Monday, April 18, 2005

Nothing to See Here, People

Game 12 - Mets

Marlins 5, Mets 2
Record: 6-6

So endeth the streak. After six games of improved play, fortuitous unfoldings, and timely rallies, the Mets came out and laid the egg this farmer had been expecting to drop for several days. Nothing horrible to undo the striking turnaround, mind you, just a quick reminder of the looming potholes in the road ahead.

Tom Glavine re-established himself as the least liked teammate, if you judge it by the continued amount of run support and defense behind him. The hitting, which in recent days had been clutch but never white-hot, was mostly absent. The sweet spots of bat and ball crossed paths but once, on a Victor "Buenas" Diaz home run. This dearth was largely due to A.J. Burnett's sheer dominance; of course, it's an unpleasant coincidence that the Mets traded Burnett for Al Leiter once upon a time. Still, at no point was I openly frustrated with the Metmen. They'd simply built up too much good will in the week prior. Boy, that's weird to type.

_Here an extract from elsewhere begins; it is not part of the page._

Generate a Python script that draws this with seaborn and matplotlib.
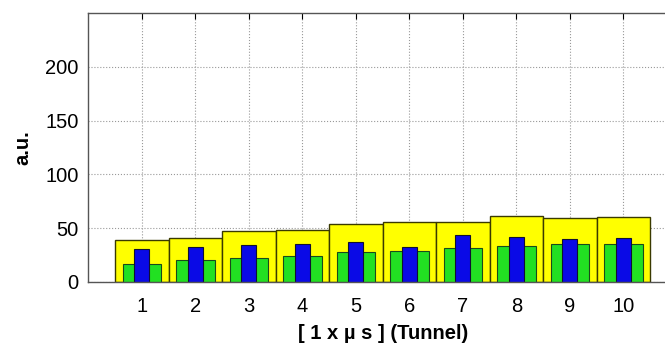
import seaborn as sns
import matplotlib.pyplot as plt
import matplotlib
import pandas as pd

matplotlib.use('Agg')

# values
tunnels = ["1", "2", "3", "4", "5", "6", "7", "8", "9", "10"]
yellow_vals = [38.9, 41.0, 47.5, 48.1, 53.7, 55.9, 55.9, 61.1, 59.6, 60.5]
blue_vals = [30.3, 32.4, 34.3, 35.2, 37.3, 32.4, 43.8, 42.0, 39.5, 40.4]
green_vals = [16.7, 20.4, 22.5, 24.4, 28.0, 29.0, 31.2, 33.6, 34.9, 35.2]
y_ticks = [0, 50, 100, 150, 200]

df = pd.DataFrame({"tunnel": tunnels, "yellow": yellow_vals,
                   "blue": blue_vals, "green": green_vals})

sns.set_style("white")
plt.rcParams['font.family'] = ['Liberation Sans', 'DejaVu Sans']
plt.rcParams['text.color'] = 'black'
plt.rcParams['axes.labelcolor'] = 'black'
plt.rcParams['xtick.color'] = 'black'
plt.rcParams['ytick.color'] = 'black'

fig = plt.figure(figsize=(6.65, 3.45), dpi=100)
ax = fig.add_axes([0.133, 0.183, 0.885, 0.779])

# wide yellow bars, then green, then narrow blue on top
sns.barplot(data=df, x="tunnel", y="yellow", order=tunnels, color="#ffff00",
            saturation=1, width=1.0, edgecolor="#3a3a00", linewidth=1.0, ax=ax)
sns.barplot(data=df, x="tunnel", y="green", order=tunnels, color="#22e022",
            saturation=1, width=0.72, edgecolor="#1a4a1a", linewidth=0.8, ax=ax)
sns.barplot(data=df, x="tunnel", y="blue", order=tunnels, color="#0a0ae6",
            saturation=1, width=0.28, edgecolor="#101030", linewidth=0.8, ax=ax)

ax.set_xlim(-1, 10)
ax.set_ylim(0, 250)
ax.set_yticks(y_ticks)
ax.set_yticklabels([str(v) for v in y_ticks])

ax.grid(True, linestyle=":", color="#999999", linewidth=0.8)
ax.set_axisbelow(True)
ax.tick_params(direction="in", length=4, top=True, right=True,
               labelsize=14.5, colors="black")
ax.tick_params(axis="x", pad=11)
ax.tick_params(axis="y", pad=7)
for sp in ax.spines.values():
    sp.set_color("#555555")
    sp.set_linewidth(1.0)

ax.set_xlabel("[ 1 x \u00b5 s ] (Tunnel)", fontsize=14.5, fontweight="bold", labelpad=6)
ax.set_ylabel("a.u.", fontsize=14.5, fontweight="bold", labelpad=9)

fig.savefig("out.png", dpi=100)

The Mets won this series, evening not only their overall record but their series record. They prolonged the odd pattern of a weekly losses-wins-losses seesaw, but a quick win tonight in Philly will stop that nonsense. The Phils have been staging their own rendition of the late-inning heroics -- coupled with opponents' futility -- over the last couple of days. (Always nice to see the Braves implode, if only for a game or two.) It will be interesting to see which direction the Mets head now that their momentum was halted. They're at 6-6, alongside four other teams in the NL East; they all trail your Washington Nationals by two games, which just reinforces the notion that this season is just plain stupid so far.

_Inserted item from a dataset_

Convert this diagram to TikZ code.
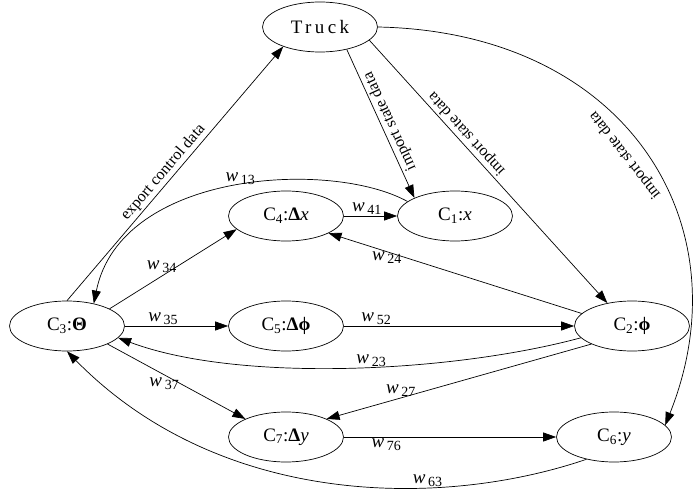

The Mets could have lost in a handful of ways that would have deteriorated the promising progress they made last week. Another closer collapse, a Glavine disaster, a hideous drubbing, or a Burnett record-setter, anything that would have the press declaring last week a flukey exception to Week 1's standard of Mets suckitude. Didn't happen, though, and it was merely a harmless, inevitable dip in a long ride. We'll have plenty of time to lament the lingering problems here. Just not today.